In April, Intel suffered a serious setback when an appeals court ruled that Intel must provide technical information and sell microprocessors to Intergraph while the case wends its way through the courts.

Reached today, Intergraph chairman and chief executive officer Jim Meadlock said that the access to technical data has enable his company to put its product-development efforts back into gear, but it would be September before "we really can be on the front end of new [microprocessor] releases."

"Intel is beginning to cooperate," Meadlock said. "We've gone from having no information and no advance product [samples] to getting advance information. We're a whole lot better off than we were."

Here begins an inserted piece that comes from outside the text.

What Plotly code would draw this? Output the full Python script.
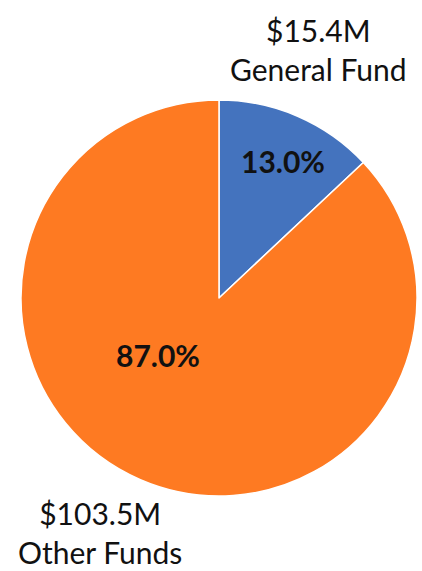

As fallout from the legal fracas, Intergraph had to pull back from aggressive growth targets. "For more than a 12-month period, we've been hurt a lot," Meadlock said. "Certainly we've scaled back our expectations somewhat for this year, based on the problems we have. But hopefully, we'll be able to begin to regain momentum in the third quarter, though you can never replace what was taken away in terms of momentum in the market."

Asked if Intergraph is getting all of the advanced information it needs regarding Intel's upcoming 32-bit Katmai and 64-bit Merced microprocessors, Meadlock said: "I'm not sure we really know. You have to know the right questions to ask. We're getting information; it's all funneled through one sales guy."

Digital differences
Digital's donnybrook with Intel flared up in May, 1997, when Digital charged Intel with infringing 10 patents related to its microprocessors. The Digital patents centered on branch-prediction, cache management and superscalar instruction-execution technology.

At the time, some industry analysts believed that Digital chief executive Robert Palmer was making a bold play to secure patent-licensing revenues from Intel.

The case was settled last fall under a deal which wiped the legal slate clean and gave Intel control of Digital's semiconductor operations for some $625 million. Intel officially took over Digital Semiconductor, which designs and makes the Alpha CPU, in May 1998.

Moving forward
The FTC's antitrust case against Intel will be heard and decided by a U.S. administrative law judge. The FTC wants the court to order Intel not to repeat its alleged misconduct. The agency said in a statement that it would allow Intel to be free to change customer's access to products and technology, but only "when it has legitimate business reasons, rather than to coerce licensing or sale of property."

Intel had not returned calls seeking comment by press time.